In the early 20th century, the state's deer population was small and scattered, a result of habitat loss and hunting. Deer were so scarce that sightings were often reported in the newspaper.

But they rebounded, in part because their natural predators - bobcats, wolves and mountain lions - disappeared. The suburbanization of New Jersey has also helped deer thrive because the suburbs provide nutritious plants for deer to dine on, said John F. Organ, a wildlife conservation expert with the U.S. Fish and Wildlife Service.

"There are many ornamentals that provide a lot of energy, and the deer can cherry-pick the best stuff," he said. That's why they always seem to eat your rosebuds.

Deer are more suited to suburban landscapes than deep forests.

"They're an edge species, preferring areas where open space and woodlands meet, and in the suburbs we're creating more habitat for them all the time," Stanko said.

To address the growth of the deer population over the years, the state Division of Fish and Wildlife has lengthened the hunting season, increased bag limits and offered incentives for hunters to kill more deer.

"New Jersey has some of the most liberal hunting laws in the country," Stanko said.

Those measures have little impact in the North Jersey suburbs, where hunting generally remains off-limits.

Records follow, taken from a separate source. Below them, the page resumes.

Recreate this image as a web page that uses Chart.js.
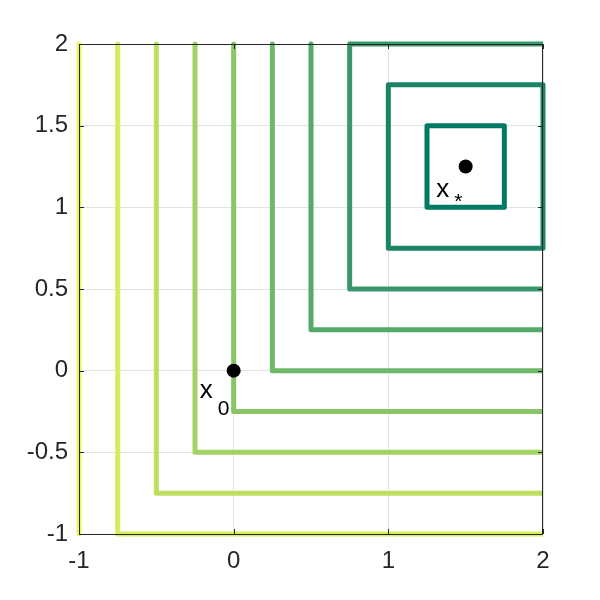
<!DOCTYPE html>
<html>
<head>
<meta charset="utf-8">
<script src="https://cdn.jsdelivr.net/npm/chart.js@4.4.1/dist/chart.umd.min.js"></script>
<style>
  html, body { margin: 0; padding: 0; background: #fff; }
  #wrap { width: 600px; height: 600px; }
</style>
</head>
<body>
<div id="wrap"><canvas id="chart" width="600" height="600"></canvas></div>
<script>
// contour levels of max(|x - 1.5|, |y - 1.25|)
const levels = [0.25, 0.5, 0.75, 1.0, 1.25, 1.5, 1.75, 2.0, 2.25, 2.5];
const levelColors = ['#007a62', '#1c8466', '#3a976b', '#55a96a', '#6db869', '#88c566',
                     '#a3d264', '#bedf62', '#d7ec5f', '#ecf65c'];
const center = [1.5, 1.25];
const pointX = [0, 1.5];   // x0, x*
const pointY = [0, 1.25];
const xTicks = [-1, 0, 1, 2];
const yTicks = [-1, -0.5, 0, 0.5, 1, 1.5, 2];
const axisMin = -1, axisMax = 2;

const FONT = '"Liberation Sans", Arial, Helvetica, sans-serif';
const EPS = 1e-9;

function inBox(v) { return v >= axisMin - EPS && v <= axisMax + EPS; }
function clamp(v) { return Math.max(axisMin, Math.min(axisMax, v)); }

// split the square of one level into the pieces that lie inside the axes
function levelPieces(L) {
    const l = center[0] - L, r = center[0] + L, b = center[1] - L, t = center[1] + L;
    const corners = [[l, t], [l, b], [r, b], [r, t], [l, t]];
    const pieces = [];
    let cur = null;
    for (let i = 0; i < 4; i++) {
        const p = corners[i], q = corners[i + 1];
        const vertical = p[0] === q[0];
        const visible = vertical
            ? inBox(p[0]) && Math.max(p[1], q[1]) >= axisMin && Math.min(p[1], q[1]) <= axisMax
            : inBox(p[1]) && Math.max(p[0], q[0]) >= axisMin && Math.min(p[0], q[0]) <= axisMax;
        if (!visible) { cur = null; continue; }
        const a = {x: clamp(p[0]), y: clamp(p[1])};
        const c = {x: clamp(q[0]), y: clamp(q[1])};
        if (cur) {
            cur.push(c);
        } else {
            cur = [a, c];
            pieces.push(cur);
        }
    }
    // closed square: add the second point again so the last corner is joined
    if (pieces.length === 1 && pieces[0].length === 5) {
        pieces[0].push(pieces[0][1]);
    }
    return pieces;
}

const datasets = [{
    data: pointX.map((x, i) => ({x: x, y: pointY[i]})),
    showLine: false,
    pointRadius: 7,
    pointBackgroundColor: '#000',
    pointBorderWidth: 0,
    order: 0
}];
levels.forEach((L, i) => {
    levelPieces(L).forEach(piece => {
        datasets.push({
            data: piece,
            showLine: true,
            borderColor: levelColors[i],
            borderWidth: 5,
            borderJoinStyle: 'round',
            borderCapStyle: 'butt',
            pointRadius: 0,
            clip: 4,
            order: 1
        });
    });
});

const boxPlugin = {
    id: 'boxPlugin',
    afterDatasetsDraw(chart) {
        const ctx = chart.ctx, a = chart.chartArea;
        const xs = chart.scales.x, ys = chart.scales.y;
        ctx.save();
        ctx.strokeStyle = '#262626';
        ctx.lineWidth = 1;
        ctx.strokeRect(a.left + 0.5, a.top + 0.5, a.right - a.left - 1, a.bottom - a.top);
        ctx.beginPath();
        xTicks.forEach(v => {
            const px = Math.round(xs.getPixelForValue(v)) + 0.5;
            ctx.moveTo(px, a.bottom); ctx.lineTo(px, a.bottom - 5);
            ctx.moveTo(px, a.top); ctx.lineTo(px, a.top + 5);
        });
        yTicks.forEach(v => {
            const py = Math.round(ys.getPixelForValue(v)) + 0.5;
            ctx.moveTo(a.left, py); ctx.lineTo(a.left + 5, py);
            ctx.moveTo(a.right, py); ctx.lineTo(a.right - 5, py);
        });
        ctx.stroke();

        // point labels x0 and x*
        ctx.fillStyle = '#000';
        ctx.textBaseline = 'alphabetic';
        ctx.textAlign = 'left';
        const labels = [
            {x: -0.22, y: -0.167, sub: '0', subDx: 18, subDy: 17},
            {x: 1.31, y: 1.063, sub: '*', subDx: 18, subDy: 11}
        ];
        labels.forEach(lb => {
            const px = xs.getPixelForValue(lb.x), py = ys.getPixelForValue(lb.y);
            ctx.font = '26px ' + FONT;
            ctx.fillText('x', px, py);
            ctx.font = '21px ' + FONT;
            ctx.fillText(lb.sub, px + lb.subDx, py + lb.subDy);
        });
        ctx.restore();
    }
};

new Chart(document.getElementById('chart'), {
    type: 'scatter',
    data: {datasets: datasets},
    options: {
        responsive: false,
        animation: false,
        layout: {padding: {top: 44, right: 57, left: 0, bottom: 0}},
        plugins: {legend: {display: false}, tooltip: {enabled: false}},
        scales: {
            x: {
                min: axisMin, max: axisMax,
                afterBuildTicks: s => { s.ticks = xTicks.map(v => ({value: v})); },
                afterFit: s => { s.height = 66; },
                grid: {color: '#e2e2e2', drawTicks: false},
                border: {display: false},
                ticks: {color: '#262626', font: {family: FONT, size: 24}, padding: 13, maxRotation: 0,
                        callback: v => String(v)}
            },
            y: {
                min: axisMin, max: axisMax,
                afterBuildTicks: s => { s.ticks = yTicks.map(v => ({value: v})); },
                afterFit: s => { s.width = 79; },
                grid: {color: '#e2e2e2', drawTicks: false},
                border: {display: false},
                ticks: {color: '#262626', font: {family: FONT, size: 24}, padding: 11,
                        callback: v => String(v)}
            }
        }
    },
    plugins: [boxPlugin]
});
</script>
</body>
</html>
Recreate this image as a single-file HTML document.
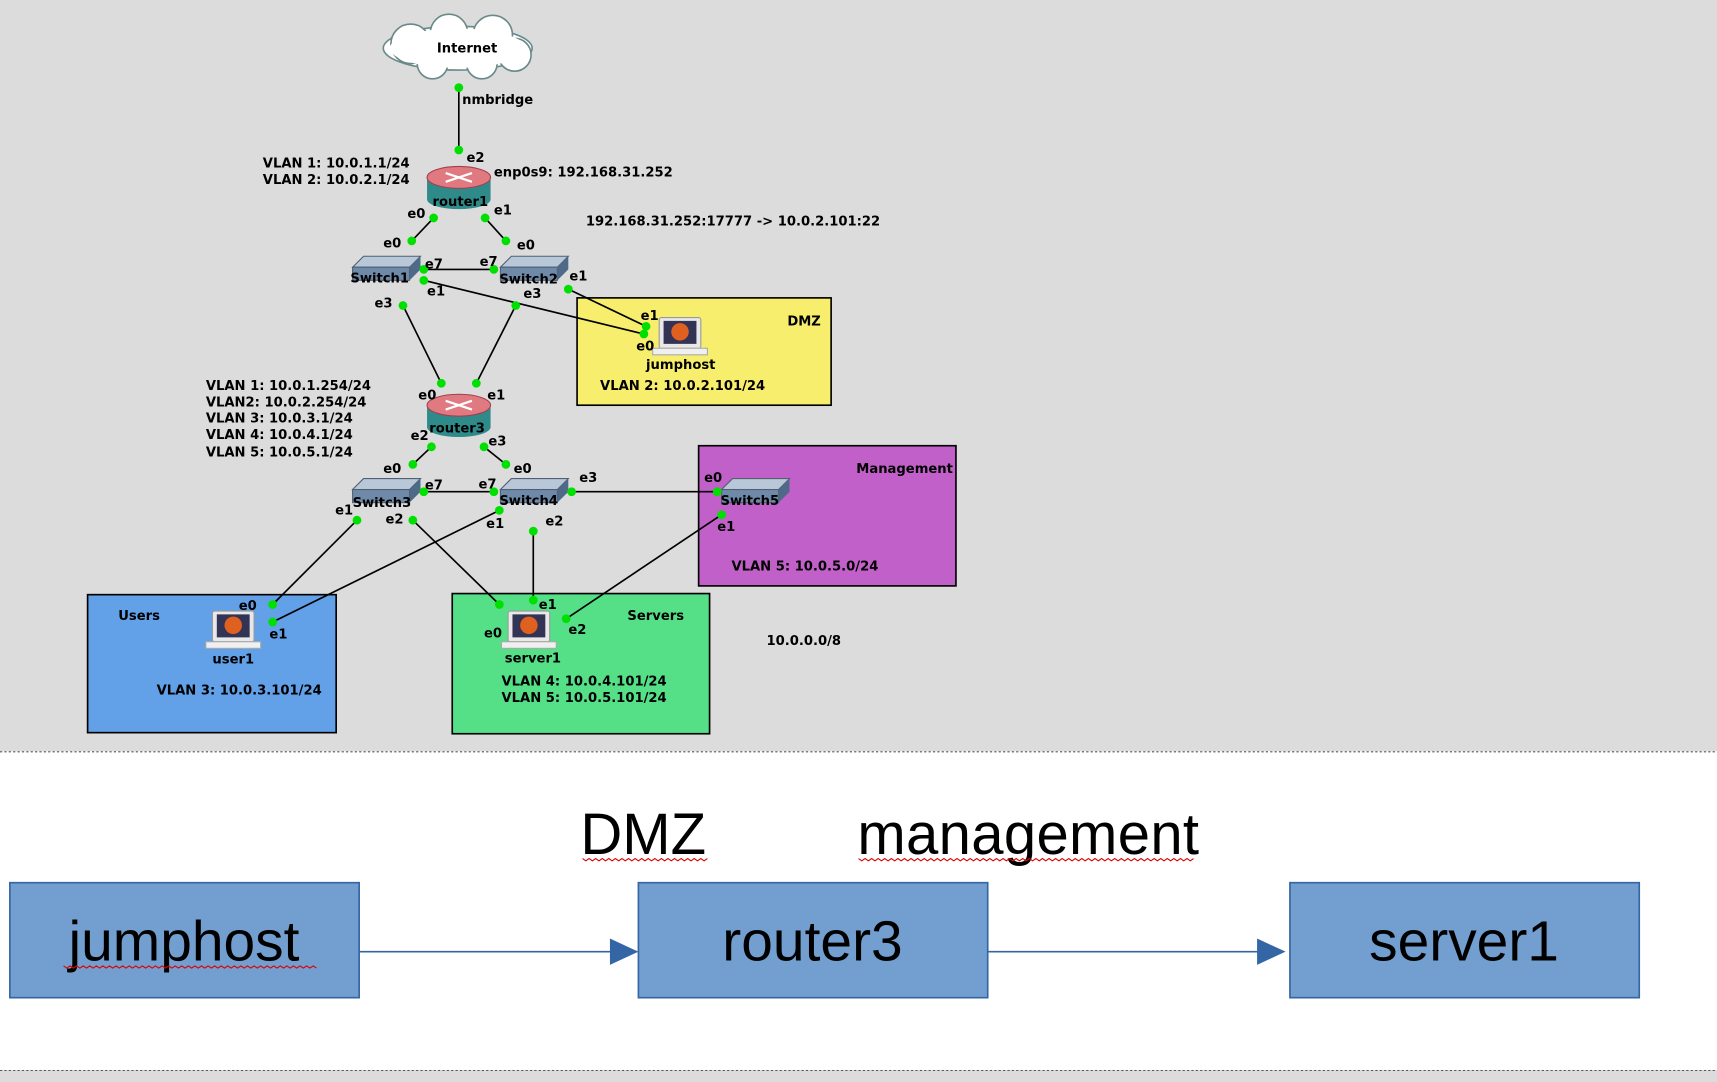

In Passaic County, 578 deer were bagged by hunters and 100 were killed in Bergen County in the 2011-12 season, a far cry from the more than 8,000 hunters took in Hunterdon County.

Deer hunting is allowed on some state-managed lands in Passaic County, including Ramapo Mountain State Forest and Ringwood State Park, and Newark allows some hunting with special permits on its watershed lands in Passaic. In Bergen, any bagged deer most likely are hunted on private property.

"Hunting is not as well accepted in Bergen as in western Jersey, which has more of a hunting tradition," Stanko said.

In 1995, the state created a community-based deer management program, which lets municipalities seek permits for various deer management techniques, including controlled hunting, use of sharpshooters, capture and removal, and fertility control. No towns in Bergen or Passaic are taking advantage of the program, Stanko said.

Neither Bergen nor Passaic is considering controlled deer hunts or other control measures in their parks, officials say. Early in 2010, a deer hunt on Garret Mountain was suspended by Passaic freeholders after public criticism, and questions were raised about how the hunt was handled by the United Bow Hunters of New Jersey. In that hunt, 52 deer were bagged.

Officials at the Flat Rock Brook Nature Center have discussed population control options with the state Department of Environmental Protection. A legal hunt within the preserve would "likely prove incredibly problematic," Hasko said, but one possibility would be to bait and trap deer, then use a bolt gun to kill them.

The venison could then be donated to a local food bank. If the preserve ever felt it needed to control the deer population, Hasko said, this option "may be the most promising and safe."

Others say hunting is not the only answer.

"There needs to be a holistic approach to managing our lands," said Jeff Tittel of the Sierra Club's New Jersey chapter. He said people need to be educated about plants that deer don't eat, like evergreens and bayberry - and to plant them in suburban settings.

Some also suggest deer fencing. At the Greenbrook Sanctuary, a deer exclusion - a fenced area to keep deer out - shows promising signs of understory regrowth. The enclosure now has chestnut oak and white ash saplings, along with low-bush blueberry and maple leaf viburnum.

"It's working," Bonardi said. "But is that how we want to experience nature - all fenced in?"